- WRITTEN INSTRUCTION:
Reproduce the listing below exactly, beginning with its first line and ending with the line that holds "import seaborn as sns"; pictures are not part of the copy.

- DATA TO PROCESS:
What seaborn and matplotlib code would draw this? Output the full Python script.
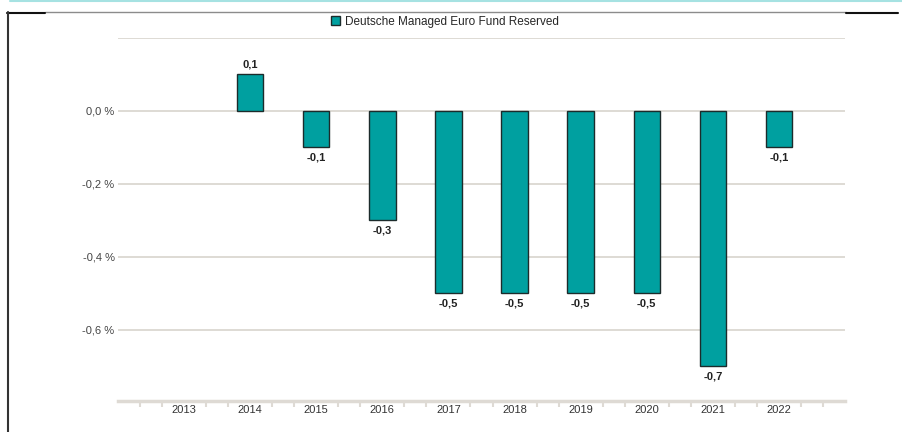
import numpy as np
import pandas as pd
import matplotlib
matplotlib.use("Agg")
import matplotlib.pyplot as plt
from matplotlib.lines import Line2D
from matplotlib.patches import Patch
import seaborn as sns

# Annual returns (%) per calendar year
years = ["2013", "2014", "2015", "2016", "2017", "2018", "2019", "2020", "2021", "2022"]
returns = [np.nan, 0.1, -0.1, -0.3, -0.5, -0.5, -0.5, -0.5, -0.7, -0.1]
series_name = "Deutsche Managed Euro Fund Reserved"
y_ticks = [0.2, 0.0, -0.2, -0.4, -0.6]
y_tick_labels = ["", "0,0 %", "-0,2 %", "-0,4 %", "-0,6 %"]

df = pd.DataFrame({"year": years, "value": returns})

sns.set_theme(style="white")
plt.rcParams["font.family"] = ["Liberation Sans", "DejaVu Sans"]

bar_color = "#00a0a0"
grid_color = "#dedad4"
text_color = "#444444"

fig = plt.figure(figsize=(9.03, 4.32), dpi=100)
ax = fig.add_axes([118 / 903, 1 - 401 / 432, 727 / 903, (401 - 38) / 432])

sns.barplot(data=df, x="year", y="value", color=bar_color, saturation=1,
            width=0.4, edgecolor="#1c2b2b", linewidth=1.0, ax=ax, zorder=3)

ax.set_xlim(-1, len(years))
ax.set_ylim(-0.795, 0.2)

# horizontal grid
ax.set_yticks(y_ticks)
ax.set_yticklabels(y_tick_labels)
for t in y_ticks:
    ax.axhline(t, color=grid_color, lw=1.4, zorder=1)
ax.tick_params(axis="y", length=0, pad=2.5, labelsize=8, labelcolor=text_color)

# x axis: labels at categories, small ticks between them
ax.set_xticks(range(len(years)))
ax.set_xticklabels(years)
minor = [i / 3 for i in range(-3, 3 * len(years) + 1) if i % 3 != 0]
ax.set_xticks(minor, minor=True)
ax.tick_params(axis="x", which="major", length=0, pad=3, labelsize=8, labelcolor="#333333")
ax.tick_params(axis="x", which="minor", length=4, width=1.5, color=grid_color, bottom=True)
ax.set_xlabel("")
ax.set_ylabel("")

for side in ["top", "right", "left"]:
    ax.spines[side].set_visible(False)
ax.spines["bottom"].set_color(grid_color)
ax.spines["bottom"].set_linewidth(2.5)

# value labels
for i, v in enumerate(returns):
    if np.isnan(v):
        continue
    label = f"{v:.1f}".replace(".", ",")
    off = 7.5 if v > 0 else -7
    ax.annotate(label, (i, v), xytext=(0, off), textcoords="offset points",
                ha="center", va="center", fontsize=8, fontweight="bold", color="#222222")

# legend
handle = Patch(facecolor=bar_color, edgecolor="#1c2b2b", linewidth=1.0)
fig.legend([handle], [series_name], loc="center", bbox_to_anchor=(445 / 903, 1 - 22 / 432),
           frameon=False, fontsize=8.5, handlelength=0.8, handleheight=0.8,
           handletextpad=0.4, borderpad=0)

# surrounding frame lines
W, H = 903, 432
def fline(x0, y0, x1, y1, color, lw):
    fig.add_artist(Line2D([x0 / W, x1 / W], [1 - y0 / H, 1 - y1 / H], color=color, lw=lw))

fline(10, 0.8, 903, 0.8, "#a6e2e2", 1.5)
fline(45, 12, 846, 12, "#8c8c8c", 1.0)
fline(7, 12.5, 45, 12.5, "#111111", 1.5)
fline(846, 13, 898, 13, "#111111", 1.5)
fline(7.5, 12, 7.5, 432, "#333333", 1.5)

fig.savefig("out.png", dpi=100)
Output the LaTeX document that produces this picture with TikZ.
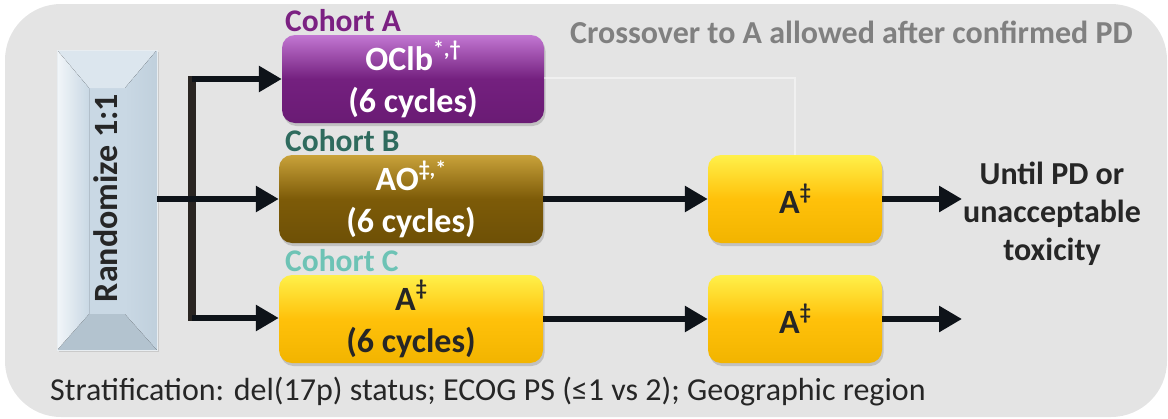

- ANSWER FOR THIS EXERCISE:
What seaborn and matplotlib code would draw this? Output the full Python script.
import numpy as np
import pandas as pd
import matplotlib
matplotlib.use("Agg")
import matplotlib.pyplot as plt
from matplotlib.lines import Line2D
from matplotlib.patches import Patch
import seaborn as sns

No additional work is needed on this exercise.